Die fünfte Strophe unterscheidet sich von den vier vorherigen. Sie beginnt nicht mit einer Emphase und beschreibt nicht das Leben im Nationalsozialismus, sondern definiert den Begriff „Weisheit“. Brecht beruft sich auf die „alten Bücher“ (Z.22), also auf Lehren aus früheren Zeiten. Man soll „sich aus dem Streit der Welt halten“ (Z.23) und „ohne Gewalt auskommen“ (Z.25), also friedlich zusammenleben und sich nicht bekriegen oder gegenseitig Leid zufügen. Weisheit fordert Menschlichkeit und gegenseitige Hilfe. Böses soll mit Gutem bekämpft werden. Man solle seine Wünsche vergessen, wenn es anderen Menschen schadet. Nach diesen Werten kann das lyrische Ich nicht leben, da die Zwänge der nationalsozialistischen Gesellschaft dies nicht zulassen. Am Ende der fünften Strophe fasst Brecht die hoffnungslose Situation der Menschen noch einmal mit „wirklich, ich lebe in finsteren Zeiten“ (Z.30) zusammen.

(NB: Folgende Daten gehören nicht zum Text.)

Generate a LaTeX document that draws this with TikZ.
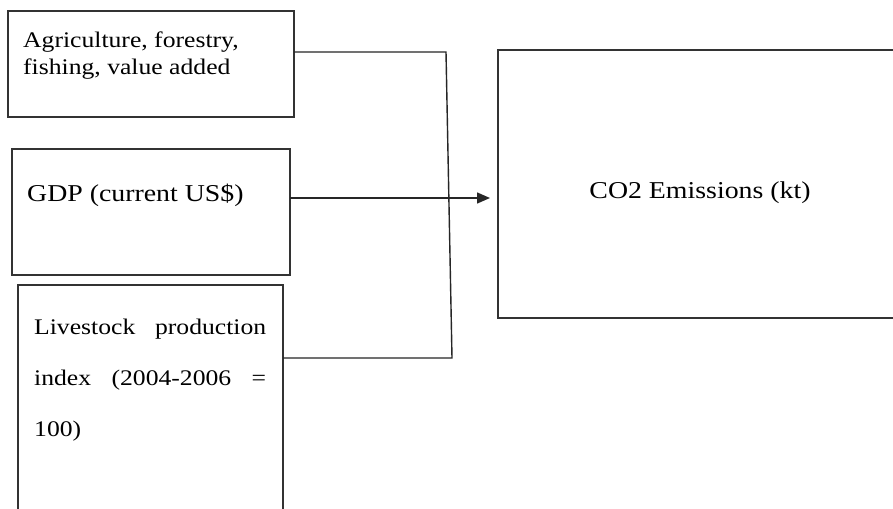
\documentclass[tikz,border=0pt]{standalone}
\usepackage{fontspec}
\setmainfont{Liberation Serif}[FakeStretch=1.15]
\usetikzlibrary{arrows.meta}
\begin{document}
\begin{tikzpicture}[x=1pt,y=-1pt,
  box/.style={draw=black!80,line width=1.3pt,inner sep=0pt,outer sep=0pt},
  lbl/.style={anchor=base west,inner sep=0pt,font=\fontsize{24.2}{28}\selectfont},
  lblsmall/.style={lbl,font=\fontsize{22.3}{26}\selectfont},
  conn/.style={draw=black!85,line width=1.4pt}]
\path[use as bounding box,clip] (0,0) rectangle (893,508);
\fill[white] (0,0) rectangle (893,508);
% boxes
\node[box,minimum width=286,minimum height=106] (b1) at (151,64) {};
\node[box,minimum width=278,minimum height=126] (b2) at (151,212) {};
\node[box,minimum width=265,minimum height=275] (b3) at (150.5,422.5) {};
\node[box,minimum width=407,minimum height=268] (b4) at (701.5,184) {};
% texts
\node[lblsmall] (t1a) at (23,48) {Agriculture, forestry,};
\node[lblsmall] (t1b) at (23,75) {fishing, value added};
\node[lbl] (t2) at (27,201) {GDP (current US\$)};
\node[lblsmall] (t3a) at (34,334) {\makebox[232pt][s]{Livestock production}};
\node[lblsmall] (t3b) at (34,385) {\makebox[232pt][s]{index (2004-2006 =}};
\node[lblsmall] (t3c) at (34,436) {100)};
\node[lbl,anchor=base] (t4) at (700,198) {CO2 Emissions (kt)};
% connectors
\coordinate (j1) at (446,52);
\coordinate (j2) at (452,358);
\coordinate (a1) at (290,198);
\draw[conn] (b1.east |- j1) -- (j1) -- (j2) -- (b3.east |- j2);
\draw[conn,-{Triangle[length=13pt,width=11pt]},shorten >=8pt] (b2.east |- a1) -- (b4.west |- a1);
\end{tikzpicture}
\end{document}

Im nächsten Abschnitt (Z.31-54) berichtet Brecht über sein Leben vor dem Nationalsozialismus, denn alle vier Strophen enden mit: „So verging meine Zeit, die auf Erden mir gegeben war“.1918 kam er aus dem Ersten Weltkrieg zurück, daher „in die Städte kam ich zur Zeit der Unordnung“ (Z.31). In der Bevölkerung herrschte große Armut und es kam zu Aufständen und revolutionären Unruhen. Der Kaiser musste abdanken und das deutsche Reich wurde zu einer demokratischen Republik. Da Brecht sagt: „Und ich empörte mich mit ihnen“ (Z.34), ist anzunehmen, dass auch er sich an den Aufständen beteiligte.
Zur Zeit der Weimarer Republik arbeitete Brecht als Autor von Theaterstücken. Er aß sein Essen „zwischen den Schlachten“ (Z.37), also zwischen dem Ersten und Zweiten Weltkrieg. Er legte sich „unter die Mörder“ (Z.38) schlafen, lebte also zwischen den späteren Nationalsozialisten. Bis 1933 ahnte jedoch niemand was später geschehen würde, daher genossen die Menschen das Leben, denn „der Liebe pflegte ich achtlos“ (Z.39). Brecht beklagt, dass er und die Bevölkerung die zunehmende Bedrohung des Nationalsozialismus nicht früh genug erkannten und deren Machtergreifung nicht verhindern konnten.
Nach der Weimarer Republik folgte 1933 das NS-Regime. Brecht emigrierte sofort nach dem Reichstagsbrand im selben Jahr und schrieb in seinem Exil einige gegen den Faschismus gerichtete Werke. „Die Sprache verriet [ihn] dem Schlächter“ (Z.44). Die Sprache ist einerseits ein Zeichen des Klassenunterschiedes, denn ein Kommunist benutzt meist eine andere Sprache als ein Nationalsozialist. Weiterhin drückt Brecht seine Kritik mit Hilfe der Sprache aus. Daher wird er zu einer Gefahr der Herrschenden, sodass diese ihn verfolgten, auch wenn er mit seinen Worten nur wenig verändern konnte. Brecht sagt ironisch, er hoffe, dass die Herrschenden ohne ihn sicherer sitzen würden. Dies zeigt wieder die Gewaltbereitschaft des Regimes, um die Macht zu erhalten und zu sichern. Brecht ist stolz einer ihrer Gegner zu sein.
Genau wie viele andere, wollte er den Nationalsozialismus bekämpfen. Die Aufständischen kannten zwar ihr Ziel, waren jedoch noch zu schwach um dieses zu erreichen. Besonders die Marxisten, zu denen Brecht zählte, glaubten, der Faschismus sei das Ergebnis eines todkranken Kapitalismus. Somit verbindet sich der Kampf gegen den Faschismus mit einer gewünschten sozialistischen Revolution.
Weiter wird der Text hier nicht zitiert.